If this is a serpentine belt; Loosen the tension on the belt tensioner, pull off old belt, put on new belt, leave slack at tensioner, pull back tensioner, wrap belt on tensioner, release pressure

On most alternators there is an adjusting bolt and a pivot bolt , both bolts must be loosened slightly to enable you to move the alternator , After the two bolts have been loosened , move the alternator ( toward the engine to loosen the belt ) (away from engine to tighten the belt ) You might have to move other belt driven components in the same manner as for the alternator Install belts adjust tension on belts ( It will often be necessary to use some sort of prybar to move the components while the belt is adjusted ,If this must be done to gain the proper leverage , be careful not to damage the components being moved or the part being pried against . ) Belt tension of each belt is checked by pushing on the belt at a distance halfway between the pulleys ( push firmly with your thumb and see how much the belt deflects ) A rule of thumb is that if the distance from pulley centre is between 7 and 11 inches the belt should deflect 1/4 inch , 12 to 16 inches 1/2 inch . A serentine belt ( the tension is controled by a tensioner ( loosen tensioner replace belt ) For better installation instructions go to the libary and check out a book or buy a Haynes Repair Manual for your make , year of car hoped this help you out

If you have only one external belt on your car, it's probably a serpentine belt.
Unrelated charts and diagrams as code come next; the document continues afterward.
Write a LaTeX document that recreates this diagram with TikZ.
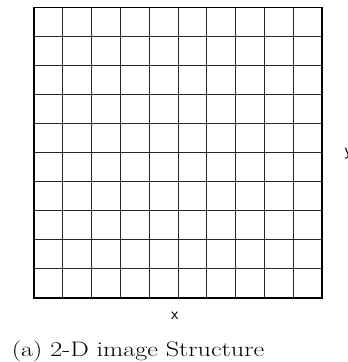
\documentclass[tikz,border=0pt]{standalone}
\begin{document}
\begin{tikzpicture}[x=1pt,y=-1pt,
  gridline/.style={line width=0.8pt,black!85},
  frameline/.style={line width=1.6pt,black},
  axislabel/.style={font=\fontsize{17}{20}\selectfont\sffamily,inner sep=0pt},
  captionlabel/.style={font=\fontsize{21}{25}\selectfont,inner sep=0pt,xscale=1.245}]
\useasboundingbox (0,0) rectangle (348,362);
\coordinate (tl) at (34,7.3);
\coordinate (br) at (322,297.7);
\foreach \i in {1,...,9} {
  \draw[gridline] ({34+\i*28.8},7.3) -- ({34+\i*28.8},297.7);
  \draw[gridline] (34,{7.3+\i*29.04}) -- (322,{7.3+\i*29.04});
}
\draw[frameline] (tl) rectangle (br);
\node[axislabel] (xlab) at (174.7,315.5) {x};
\node[axislabel,anchor=west] (ylab) at (344.5,154) {y};
\node[captionlabel,anchor=base west] (cap) at (11.7,356.7) {(a) 2-D image Structure};
\end{tikzpicture}
\end{document}
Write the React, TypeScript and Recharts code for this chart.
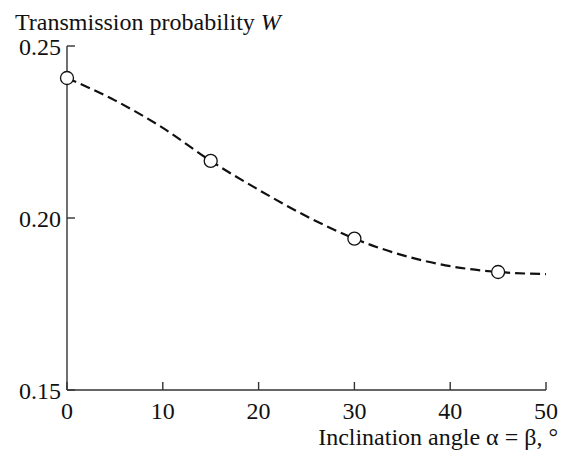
import React from "react";
import { ComposedChart, Line, Scatter, XAxis, YAxis } from "recharts";

// measured points (circles)
const pointAngles = [0, 15, 30, 45];
const pointValues = [0.2407, 0.2166, 0.1940, 0.1843];

// dashed fit curve
const curveAngles = [0, 5, 10, 15, 20, 25, 30, 35, 40, 45, 50];
const curveValues = [0.2407, 0.2342, 0.2262, 0.2166, 0.2082, 0.2005, 0.1940, 0.1892, 0.1860, 0.1843, 0.1837];

const xTicks = [0, 10, 20, 30, 40, 50];
const yTicks = [0.15, 0.2, 0.25];

const FONT = "'Liberation Serif', 'Times New Roman', serif";
const INK = "#111";

const points = pointAngles.map((x, i) => ({ x, y: pointValues[i] }));
const curve = curveAngles.map((x, i) => ({ x, y: curveValues[i] }));

const Ring = (p: any) => (
  <circle cx={p.cx} cy={p.cy} r={6.5} fill="#fff" stroke={INK} strokeWidth={1.3} />
);

export default function App() {
  const tickStyle = { fontFamily: FONT, fontSize: 24, fill: INK };
  return (
    <div style={{ position: "absolute", left: 0, top: 0, width: 561, height: 457, background: "#fff" }}>
      <ComposedChart width={561} height={457} margin={{ top: 46, right: 15, left: 0, bottom: 0 }}>
        <XAxis
          type="number"
          dataKey="x"
          domain={[0, 50]}
          ticks={xTicks}
          height={67}
          tickSize={-8}
          tickMargin={20}
          tick={tickStyle}
          axisLine={{ stroke: "#333", strokeWidth: 1.4 }}
          tickLine={{ stroke: "#333", strokeWidth: 1.4 }}
        />
        <YAxis
          type="number"
          dataKey="y"
          domain={[0.15, 0.25]}
          ticks={yTicks}
          width={67}
          tickSize={-8}
          tickMargin={14}
          tick={tickStyle}
          tickFormatter={(v: number) => v.toFixed(2)}
          axisLine={{ stroke: "#333", strokeWidth: 1.4 }}
          tickLine={{ stroke: "#333", strokeWidth: 1.4 }}
        />
        <Line
          data={curve}
          dataKey="y"
          type="monotone"
          stroke={INK}
          strokeWidth={2.2}
          strokeDasharray="10 5"
          dot={false}
          activeDot={false}
          isAnimationActive={false}
        />
        <Scatter data={points} dataKey="y" shape={Ring} isAnimationActive={false} />
      </ComposedChart>
      <svg width={561} height={457} style={{ position: "absolute", left: 0, top: 0, pointerEvents: "none" }}>
        <text x={15} y={30} fontFamily={FONT} fontSize={24} fill={INK}>
          Transmission probability <tspan fontStyle="italic">W</tspan>
        </text>
        <text x={558} y={445} textAnchor="end" fontFamily={FONT} fontSize={24} fill={INK}>
          Inclination angle α = β, °
        </text>
      </svg>
    </div>
  );
}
There will be a tensioner that needs to be released using a breaker bar or some other tool. With the pressure released it should just slide off... make sure you remember how it went on - maybe take a picture. Now if it's more than one belt you've got... usually there's a way to move a component driven by the belt. Usually the alternator itself swings a bit if loosened to slack the belt. Note: It's recommended to replace the tensioner either at the belt change, or 60k or so.

Go ahead and draw a diagram of the pulleys, but getting the correct diagram online and taking digital camera photos of everything in the correct place is much more reliable.

Also if you're experiencing squealing, rough up the surface of the pulleys a little using a wire brush or brillo pad.